[Task instructions]: Copy out the listing that follows exactly, dropping every picture.

[Provided material]:
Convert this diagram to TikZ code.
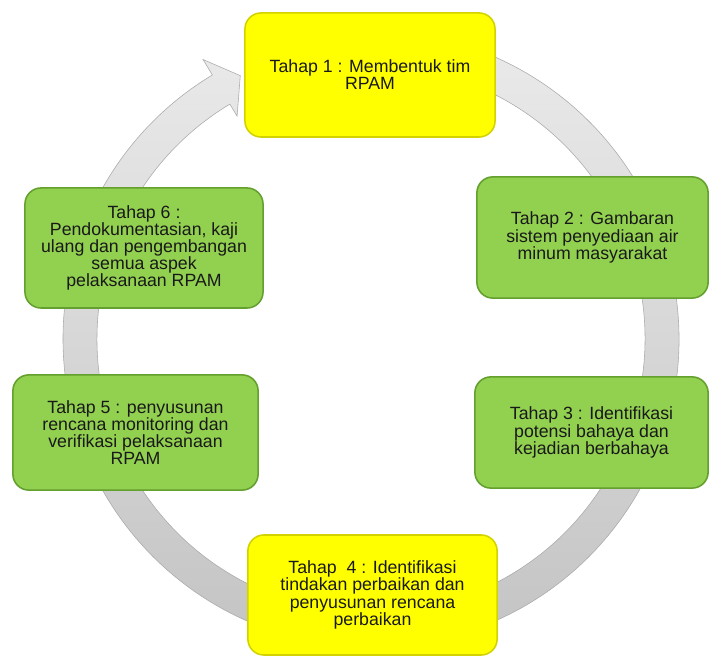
\documentclass[tikz,border=0pt]{standalone}
\usepackage{fontspec}
\setmainfont{Liberation Sans}
\usetikzlibrary{calc}
\definecolor{stgreen}{RGB}{146,208,80}
\definecolor{stgreenD}{RGB}{100,160,45}
\definecolor{styellow}{RGB}{255,255,0}
\definecolor{styellowD}{RGB}{210,210,0}
\definecolor{ringT}{RGB}{236,236,236}
\definecolor{ringB}{RGB}{194,194,194}
\definecolor{ringD}{RGB}{170,170,170}
\begin{document}
\begin{tikzpicture}[x=0.025cm,y=0.025cm,font=\fontsize{12.6}{12.2}\selectfont,stage/.style={draw=#1D,fill=#1,line width=1.1pt,rounded corners=0.4cm,align=center,inner sep=2pt,text=black!90},stage/.default=stgreen]
\useasboundingbox (0,0) rectangle (710,656);
\coordinate (c) at (371,317);
% ring arrow
\shadedraw[top color=ringT,bottom color=ringB,draw=ringD,line width=0.4pt]
 ($(c)+(100:308)$) arc[start angle=100,end angle=-239,radius=308]
 -- ($(c)+(-239:326)$) -- ($(c)+(-243.6:294)$) -- ($(c)+(-239:260)$)
 -- ($(c)+(-239:274)$) arc[start angle=-239,end angle=100,radius=274] -- cycle;
% stages
\node[stage=styellow,minimum width=6.25cm,minimum height=3.1cm](s1) at (370,581){Tahap 1 : Membentuk tim\\RPAM};
\node[stage,minimum width=5.78cm,minimum height=3.03cm](s2) at (592.5,418.5){Tahap 2 : Gambaran\\sistem penyediaan air\\minum masyarakat};
\node[stage,minimum width=5.83cm,minimum height=2.78cm](s3) at (591.5,223.5){Tahap 3 : Identifikasi\\potensi bahaya dan\\kejadian berbahaya};
\node[stage=styellow,minimum width=6.23cm,minimum height=3.0cm](s4) at (372.5,61){Tahap~~4 : Identifikasi\\tindakan perbaikan dan\\penyusunan rencana\\perbaikan};
\node[stage,minimum width=6.13cm,minimum height=2.88cm](s5) at (135.5,223.5){Tahap 5 : penyusunan\\rencana monitoring dan\\verifikasi pelaksanaan\\RPAM};
\node[stage,minimum width=5.95cm,minimum height=3.0cm](s6) at (144,408){Tahap 6 :\\Pendokumentasian, kaji\\ulang dan pengembangan\\semua aspek\\pelaksanaan RPAM};
\end{tikzpicture}
\end{document}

[Exercise output]:
Convert this diagram to TikZ code.
\documentclass[tikz,border=0pt]{standalone}
\usepackage{fontspec}
\setmainfont{Liberation Sans}
\usetikzlibrary{calc}
\definecolor{stgreen}{RGB}{146,208,80}
\definecolor{stgreenD}{RGB}{100,160,45}
\definecolor{styellow}{RGB}{255,255,0}
\definecolor{styellowD}{RGB}{210,210,0}
\definecolor{ringT}{RGB}{236,236,236}
\definecolor{ringB}{RGB}{194,194,194}
\definecolor{ringD}{RGB}{170,170,170}
\begin{document}
\begin{tikzpicture}[x=0.025cm,y=0.025cm,font=\fontsize{12.6}{12.2}\selectfont,stage/.style={draw=#1D,fill=#1,line width=1.1pt,rounded corners=0.4cm,align=center,inner sep=2pt,text=black!90},stage/.default=stgreen]
\useasboundingbox (0,0) rectangle (710,656);
\coordinate (c) at (371,317);
% ring arrow
\shadedraw[top color=ringT,bottom color=ringB,draw=ringD,line width=0.4pt]
 ($(c)+(100:308)$) arc[start angle=100,end angle=-239,radius=308]
 -- ($(c)+(-239:326)$) -- ($(c)+(-243.6:294)$) -- ($(c)+(-239:260)$)
 -- ($(c)+(-239:274)$) arc[start angle=-239,end angle=100,radius=274] -- cycle;
% stages
\node[stage=styellow,minimum width=6.25cm,minimum height=3.1cm](s1) at (370,581){Tahap 1 : Membentuk tim\\RPAM};
\node[stage,minimum width=5.78cm,minimum height=3.03cm](s2) at (592.5,418.5){Tahap 2 : Gambaran\\sistem penyediaan air\\minum masyarakat};
\node[stage,minimum width=5.83cm,minimum height=2.78cm](s3) at (591.5,223.5){Tahap 3 : Identifikasi\\potensi bahaya dan\\kejadian berbahaya};
\node[stage=styellow,minimum width=6.23cm,minimum height=3.0cm](s4) at (372.5,61){Tahap~~4 : Identifikasi\\tindakan perbaikan dan\\penyusunan rencana\\perbaikan};
\node[stage,minimum width=6.13cm,minimum height=2.88cm](s5) at (135.5,223.5){Tahap 5 : penyusunan\\rencana monitoring dan\\verifikasi pelaksanaan\\RPAM};
\node[stage,minimum width=5.95cm,minimum height=3.0cm](s6) at (144,408){Tahap 6 :\\Pendokumentasian, kaji\\ulang dan pengembangan\\semua aspek\\pelaksanaan RPAM};
\end{tikzpicture}
\end{document}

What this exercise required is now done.